Ancak alınan bu kararlardan hiçbiri, halkın Türk müziğine olan yönelimini engelleyememiş, hattâ insanlar o yasaklı dönemlerde radyolarının frekanslarını Mısır ve Arap kanallarına çevirmişlerdir. Bu, daha sonra arabesk üzerine araştırma yapan birçok sosyal bilimciyi, arabeskin köklerini buralarda aramaya itecektir.

Bugünkü mevcût duruma bakınca…

Peki, sanatı ve Türk müziğini ihmâl etmekle, sanat ve müzik karşıtı olmakla suçlanan mevcût iktidar döneminde neler yaşanmıştır?

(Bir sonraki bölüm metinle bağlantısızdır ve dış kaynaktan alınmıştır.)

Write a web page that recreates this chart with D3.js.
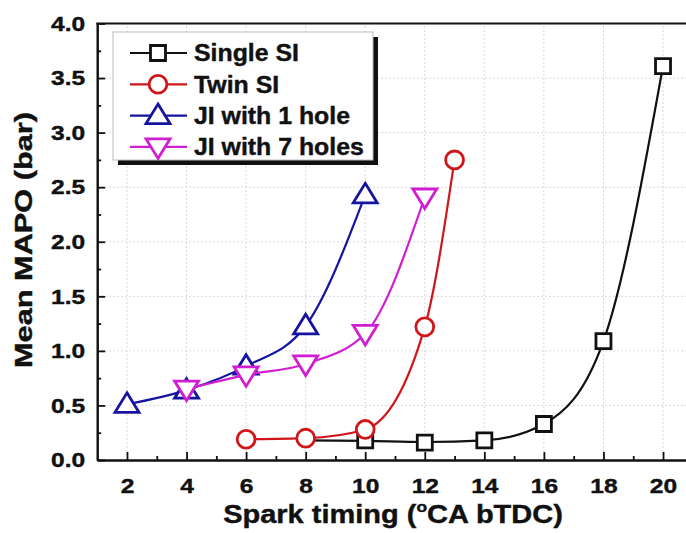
<!DOCTYPE html>
<html>
<head>
<meta charset="utf-8">
<script src="https://cdn.jsdelivr.net/npm/d3@7"></script>
<style>
  body { margin: 0; background: #fff; }
  svg { font-family: "Liberation Sans", Arial, sans-serif; font-weight: bold; }
  svg text { stroke: #111; stroke-width: 0.4px; }
</style>
</head>
<body>
<div id="chart"></div>
<script>
// spark timing (deg CA bTDC) and mean MAPO (bar) for each ignition setup
const singleTiming = [10, 12, 14, 16, 18, 20];
const singleMapo = [0.18, 0.16, 0.18, 0.33, 1.09, 3.61];
// fitted curve for single SI starts under the twin SI markers
const singleFitTiming = [8, 10, 12, 14, 16, 18, 20];
const singleFitMapo = [0.18, 0.175, 0.165, 0.18, 0.33, 1.09, 3.61];

const twinTiming = [6, 8, 10, 12, 13];
const twinMapo = [0.19, 0.2, 0.28, 1.22, 2.75];

const ji1Timing = [2, 4, 6, 8, 10];
const ji1Mapo = [0.51, 0.64, 0.86, 1.23, 2.43];

const ji7Timing = [4, 6, 8, 10, 12];
const ji7Mapo = [0.65, 0.78, 0.88, 1.16, 2.41];

const xTicks = [2, 4, 6, 8, 10, 12, 14, 16, 18, 20];
const yTicks = [0, 0.5, 1, 1.5, 2, 2.5, 3, 3.5, 4];

const width = 686;
const height = 533;

const x = d3.scaleLinear().domain([1, 21]).range([97.2, 692.8]);
const y = d3.scaleLinear().domain([0, 4]).range([460, 23.5]);

const svg = d3
  .select("#chart")
  .append("svg")
  .attr("width", width)
  .attr("height", height);

// stretch text horizontally by k, keeping its anchor
function widen(sel, k) {
  sel.each(function () {
    const w = this.getComputedTextLength();
    d3.select(this).attr("textLength", w * k).attr("lengthAdjust", "spacingAndGlyphs");
  });
}

// dotted grid
svg
  .append("g")
  .selectAll("line")
  .data(xTicks)
  .enter()
  .append("line")
  .attr("x1", (d) => x(d))
  .attr("x2", (d) => x(d))
  .attr("y1", y(0))
  .attr("y2", y(4))
  .attr("stroke", "#d8d8d8")
  .attr("stroke-width", 1)
  .attr("stroke-dasharray", "2,2");

svg
  .append("g")
  .selectAll("line")
  .data(yTicks.slice(1))
  .enter()
  .append("line")
  .attr("x1", x(1))
  .attr("x2", x(21))
  .attr("y1", (d) => y(d))
  .attr("y2", (d) => y(d))
  .attr("stroke", "#d8d8d8")
  .attr("stroke-width", 1)
  .attr("stroke-dasharray", "2,2");

// axes with inward ticks
const xAxis = svg
  .append("g")
  .attr("transform", "translate(0," + y(0) + ")")
  .call(d3.axisBottom(x).tickValues(xTicks).tickSizeInner(-8).tickSizeOuter(0).tickPadding(18));
const xMinor = svg
  .append("g")
  .attr("transform", "translate(0," + y(0) + ")")
  .call(d3.axisBottom(x).tickValues(d3.range(3, 21, 2)).tickSizeInner(-4).tickSizeOuter(0).tickFormat(""));

const yAxis = svg
  .append("g")
  .attr("transform", "translate(" + x(1) + ",0)")
  .call(d3.axisLeft(y).tickValues(yTicks).tickFormat(d3.format(".1f")).tickSizeInner(-8).tickSizeOuter(0).tickPadding(12));
const yMinor = svg
  .append("g")
  .attr("transform", "translate(" + x(1) + ",0)")
  .call(d3.axisLeft(y).tickValues(d3.range(0.25, 4, 0.5)).tickSizeInner(-4).tickSizeOuter(0).tickFormat(""));

[xAxis, xMinor, yAxis, yMinor].forEach((g) => {
  g.select(".domain").attr("stroke", "#111").attr("stroke-width", 2);
  g.selectAll(".tick line").attr("stroke", "#111").attr("stroke-width", 1.8);
});
[xAxis, yAxis].forEach((g) => {
  g.selectAll("text")
    .attr("font-size", 21)
    .attr("font-weight", "bold")
    .attr("fill", "#111")
    .attr("font-family", "Liberation Sans, Arial, sans-serif");
  widen(g.selectAll("text"), 1.17);
});

// top frame
svg
  .append("line")
  .attr("x1", x(1) - 1)
  .attr("x2", x(21))
  .attr("y1", y(4))
  .attr("y2", y(4))
  .attr("stroke", "#111")
  .attr("stroke-width", 2);

// axis titles
svg
  .append("text")
  .attr("transform", "translate(32,240) rotate(-90)")
  .attr("text-anchor", "middle")
  .attr("font-size", 23)
  .attr("textLength", 256)
  .attr("lengthAdjust", "spacingAndGlyphs")
  .attr("fill", "#111")
  .text("Mean MAPO (bar)");

const xTitle = svg
  .append("g")
  .attr("transform", "translate(393,523) scale(1.16,1)")
  .append("text")
  .attr("text-anchor", "middle")
  .attr("font-size", 25)
  .attr("fill", "#111");
xTitle.append("tspan").text("Spark timing (");
xTitle.append("tspan").attr("font-size", 15).attr("dy", -11).text("o");
xTitle.append("tspan").attr("dy", 11).text("CA bTDC)");

// series definitions
const series = [
  { name: "Single SI", color: "#111111", shape: "square", tx: singleTiming, ty: singleMapo, fx: singleFitTiming, fy: singleFitMapo },
  { name: "Twin SI", color: "#d0161b", shape: "circle", tx: twinTiming, ty: twinMapo, fx: twinTiming, fy: twinMapo },
  { name: "JI with 1 hole", color: "#1414a0", shape: "up", tx: ji1Timing, ty: ji1Mapo, fx: ji1Timing, fy: ji1Mapo },
  { name: "JI with 7 holes", color: "#d21ed2", shape: "down", tx: ji7Timing, ty: ji7Mapo, fx: ji7Timing, fy: ji7Mapo },
];

const line = d3
  .line()
  .x((d) => x(d[0]))
  .y((d) => y(d[1]))
  .curve(d3.curveMonotoneX);

function markerPath(shape) {
  if (shape === "square") return "M-7.5,-7.5H7.5V7.5H-7.5Z";
  if (shape === "circle") return d3.symbol(d3.symbolCircle, 250)();
  if (shape === "up") return "M0,-11.5L12,8H-12Z";
  return "M0,11.5L12,-8H-12Z";
}

series.forEach((s) => {
  svg
    .append("path")
    .datum(d3.zip(s.fx, s.fy))
    .attr("d", line)
    .attr("fill", "none")
    .attr("stroke", s.color)
    .attr("stroke-width", 2.2);

  svg
    .append("g")
    .selectAll("path")
    .data(d3.zip(s.tx, s.ty))
    .enter()
    .append("path")
    .attr("transform", (d) => "translate(" + x(d[0]) + "," + y(d[1]) + ")")
    .attr("d", markerPath(s.shape))
    .attr("fill", "#fff")
    .attr("stroke", s.color)
    .attr("stroke-width", 2.8);
});

// legend with drop shadow
const legend = svg.append("g");
legend
  .append("rect")
  .attr("x", 118)
  .attr("y", 37)
  .attr("width", 260)
  .attr("height", 128)
  .attr("fill", "#111");
legend
  .append("rect")
  .attr("x", 113)
  .attr("y", 32)
  .attr("width", 260)
  .attr("height", 128)
  .attr("fill", "#fff")
  .attr("stroke", "#bbb")
  .attr("stroke-width", 1);

const rows = legend
  .selectAll(".legend")
  .data(series)
  .enter()
  .append("g")
  .attr("class", "legend")
  .attr("transform", (d, i) => "translate(0," + (53 + i * 31.3) + ")");

rows
  .append("line")
  .attr("x1", 130)
  .attr("x2", 187)
  .attr("stroke", (d) => d.color)
  .attr("stroke-width", 2.2);

rows
  .append("path")
  .attr("transform", "translate(158,0)")
  .attr("d", (d) => markerPath(d.shape))
  .attr("fill", "#fff")
  .attr("stroke", (d) => d.color)
  .attr("stroke-width", 2.8);

const legendText = rows
  .append("text")
  .attr("x", 194)
  .attr("y", 0)
  .attr("dy", "0.36em")
  .attr("font-size", 23)
  .attr("fill", "#111")
  .text((d) => d.name);
widen(legendText, 1.08);
</script>
</body>
</html>
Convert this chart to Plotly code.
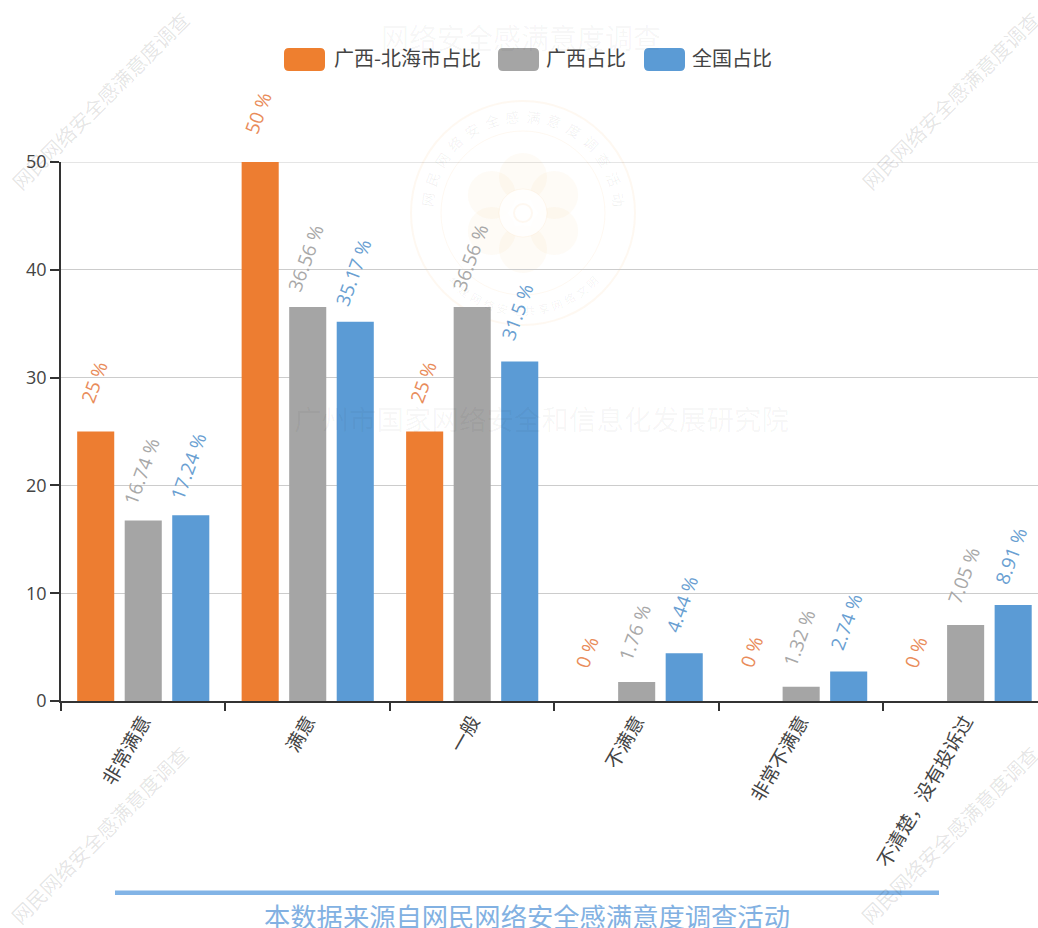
import math
import plotly.graph_objects as go

categories = ["非常满意", "满意", "一般", "不满意", "非常不满意", "不清楚，没有投诉过"]
series_names = ["广西-北海市占比", "广西占比", "全国占比"]
beihai = [25, 50, 25, 0, 0, 0]
guangxi = [16.74, 36.56, 36.56, 1.76, 1.32, 7.05]
national = [17.24, 35.17, 31.5, 4.44, 2.74, 8.91]
y_ticks = [0, 10, 20, 30, 40, 50]
series_values = [beihai, guangxi, national]
bar_colors = ["#ed7d31", "#a5a5a5", "#5b9bd5"]
legend_colors = ["#ee7f2f", "#a5a5a5", "#5b9bd5"]
label_colors = ["#e98c5a", "#a8a8a8", "#6a9fd2"]
title_text = "网络安全感满意度调查"
org_text = "广州市国家网络安全和信息化发展研究院"
source_text = "本数据来源自网民网络安全感满意度调查活动"
mark_text = "网民网络安全感满意度调查"
seal_top = "网民网络安全感满意度调查活动"
seal_bottom = "共建网络安全共享网络文明"

W, H = 1038, 928
L, T, B = 61, 162, 701
FONT = "Open Sans, Noto Sans CJK SC, sans-serif"
CJK = "Noto Sans CJK SC, sans-serif"
px = lambda x: (x - L) / (W - L)
py = lambda y: 1 - (y - T) / (B - T)

fig = go.Figure()
for name, vals, col in zip(series_names, series_values, bar_colors):
    fig.add_trace(go.Bar(x=categories, y=vals, name=name, marker=dict(color=col, line=dict(width=0)),
                         showlegend=False, cliponaxis=False))

annotations = []
shapes = []


def note(x, y, text, size, color, angle=0, family=CJK, xref="paper", yref="paper", **kw):
    annotations.append(dict(x=x, y=y, xref=xref, yref=yref, text=text, showarrow=False, textangle=angle,
                            font=dict(size=size, color=color, family=family), xanchor="center", yanchor="middle", **kw))


# rotated value labels, attached to each bar through the axes
spacing = 47.5 / 164.5
for s, (vals, col) in enumerate(zip(series_values, label_colors)):
    for c, v in enumerate(vals):
        note(c + (s - 1) * spacing, v, f"{v:g} %", 19, col, angle=-70, family=FONT, xref="x", yref="y",
             yshift=49, xshift=-2)

# legend
legend_boxes = [(284, 325), (498, 539), (644, 685)]
legend_text_x = [407, 586, 732]
for name, col, (x0, x1), tx in zip(series_names, legend_colors, legend_boxes, legend_text_x):
    r = 5
    y0, y1 = 48, 71
    shapes.append(dict(type="path", xref="paper", yref="paper", line=dict(width=0), fillcolor=col,
                       path=(f"M {px(x0 + r)} {py(y0)} L {px(x1 - r)} {py(y0)} Q {px(x1)} {py(y0)} {px(x1)} {py(y0 + r)} "
                             f"L {px(x1)} {py(y1 - r)} Q {px(x1)} {py(y1)} {px(x1 - r)} {py(y1)} "
                             f"L {px(x0 + r)} {py(y1)} Q {px(x0)} {py(y1)} {px(x0)} {py(y1 - r)} "
                             f"L {px(x0)} {py(y0 + r)} Q {px(x0)} {py(y0)} {px(x0 + r)} {py(y0)} Z")))
    note(px(tx), py(58), name, 20, "#444444")

# gridline on the top of the value axis
shapes.append(dict(type="line", xref="paper", yref="y", x0=0, x1=1, y0=y_ticks[-1], y1=y_ticks[-1],
                   line=dict(color="#cccccc", width=1), layer="below"))

# faint title and institute watermark
note(px(521), py(37), title_text, 28, "rgba(0,0,0,0.04)")
note(px(541), py(418), org_text, 27.5, "rgba(0,0,0,0.04)")

# diagonal corner watermarks
for cx, cy in [(100, 100), (950, 100), (100, 835), (950, 835)]:
    note(px(cx), py(cy), mark_text, 20, "rgba(0,0,0,0.11)", angle=-45)

# seal
sx, sy = 523, 213
seal_col = "rgba(240,150,60,0.07)"


def circle(cx, cy, r, fill=None, line=None, w=2):
    shapes.append(dict(type="circle", xref="paper", yref="paper", layer="below",
                       x0=px(cx - r), x1=px(cx + r), y0=py(cy + r), y1=py(cy - r),
                       fillcolor=fill or "rgba(0,0,0,0)", line=dict(color=line or "rgba(0,0,0,0)", width=w if line else 0)))


circle(sx, sy, 112, line=seal_col, w=2)
circle(sx, sy, 82, line=seal_col, w=1)
for i in range(6):
    a = 2 * math.pi * i / 6 + math.pi / 6
    circle(sx + 36 * math.cos(a), sy + 36 * math.sin(a), 24, fill="rgba(245,170,70,0.05)")
circle(sx, sy, 24, fill="rgba(255,255,255,0.8)", line=seal_col, w=1)
circle(sx, sy, 9, line=seal_col, w=2)
for i, ch in enumerate(seal_top):
    a = -172 + 164 * i / (len(seal_top) - 1)
    note(px(sx + 97 * math.cos(math.radians(a))), py(sy + 97 * math.sin(math.radians(a))), ch, 14,
         "rgba(0,0,0,0.06)", angle=a + 90)
for i, ch in enumerate(seal_bottom):
    a = 135 - 90 * i / (len(seal_bottom) - 1)
    note(px(sx + 97 * math.cos(math.radians(a))), py(sy + 97 * math.sin(math.radians(a))), ch, 11,
         "rgba(0,0,0,0.05)", angle=a - 90)

# source line and note
shapes.append(dict(type="rect", xref="paper", yref="paper", x0=px(115), x1=px(939), y0=py(895), y1=py(890.5),
                   fillcolor="#82b4e6", line=dict(width=0)))
note(px(527), py(915), source_text, 26.3, "#82b1e2")

fig.update_layout(
    width=W, height=H, autosize=False,
    margin=dict(l=L, r=0, t=T, b=H - B, pad=0),
    barmode="group", bargap=0.133, bargroupgap=0.22,
    plot_bgcolor="white", paper_bgcolor="white",
    font=dict(family=FONT, color="#444444"),
    showlegend=False, annotations=annotations, shapes=shapes,
    xaxis=dict(type="category", range=[-0.5, 5.44], tickson="boundaries", ticks="outside", ticklen=8, tickwidth=1.5,
               tickcolor="#333333", showline=True, linecolor="#333333", linewidth=1.5, tickangle=-60,
               tickfont=dict(size=19, color="#444444", family=CJK), showgrid=False, zeroline=False, automargin=False),
    yaxis=dict(range=[0, 50], tickvals=y_ticks, ticks="outside", ticklen=9, tickwidth=1.5, tickcolor="#333333",
               showline=True, linecolor="#333333", linewidth=1.5, showgrid=True, gridcolor="#cccccc", gridwidth=1,
               tickfont=dict(size=18, color="#444444", family=FONT), zeroline=False, automargin=False),
)

fig.write_html("out.html", config=dict(displayModeBar=False),
               post_script="document.body.style.margin='0';document.body.style.overflow='hidden';")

Mevcût hiçbir konservatuar kapatılmadığı gibi, 10’dan fazla üniversitede yeni konservatuar bölümleri açılmıştır. Bırakın bir müzik türünü yasaklamayı, tek bir şarkı dahi yasaklanmamıştır. 2009 yılında TRT Müzik kanalı televizyonda yayın hayatına başlamış, yine aynı yıl TRT Nağme ve TRT Türkü, radyo kanalı olarak faaliyete geçmiştir.

Belki bu dönemde daha uzun yıllar Türk müziğine hizmet edebilecekken TRT’den erken emekli edilen ses ve saz sanatçılarının tecrübe ve birikimlerinden yeteri kadar istifade edilememesi eleştirilebilir. Ve ayrıca, yine bu dönemde kamu kurum ve kuruluşlarının birçoğunun tasarruf tedbirleri altında amatör korolara verdikleri destekleri kesmeleri ve bazı kurum korolarının kapatılması da başka bir eleştiri konusu olabilir.

Amacımız elbette bir dönemi yermek ya da bir dönemi göklere çıkarmak değildir. Ancak bir konu hakkında yeterince bilgi sahibi olduktan sonra hakkâniyetli bir şekilde yorum yapmak hepimizin görevidir. Bir dönemi veya bir kişiyi överken, yaptığı hatâlara da “Yanlış!” diyebilmek erdemdir.

Sonuç olarak Türk müziği, tüm siyâsî ve toplumsal mülâhazaların üzerinde, hepimizin müziğidir. Itrî’nin, Dede Efendi’nin olduğu kadar, Tatyos Efendi’nin, Yorgo Bacanos’un da müziğidir. Hafız Saadettin Kaynak’ın, Münir Nurettin Selçuk’un müziğidir. Zeki Müren’in, Ahmet Özhan’ın, Amir Ateş’in, Mustafa Sağyaşar’ın müziğidir. Hasan Eylen’in, Vedat Kaptan Yurdakul’un, Hafız Halil Necipoğlu’nun müziğidir... Hülâsa, bu müzik hepimizindir!

Sözlerimizi Üstad Savaş Barkçin’in şu sözü ile bitirelim: “Bizim müziğimiz, bir medeniyet müziğidir. Tevhid temelinde sesler alarak ve sesler vererek kendi özgün sesimizi oluşturduk. Medeniyetimizin huzur, edep ve aşk medeniyeti olması gibi, müziğimiz de huzur, edep ve aşk müziğidir.”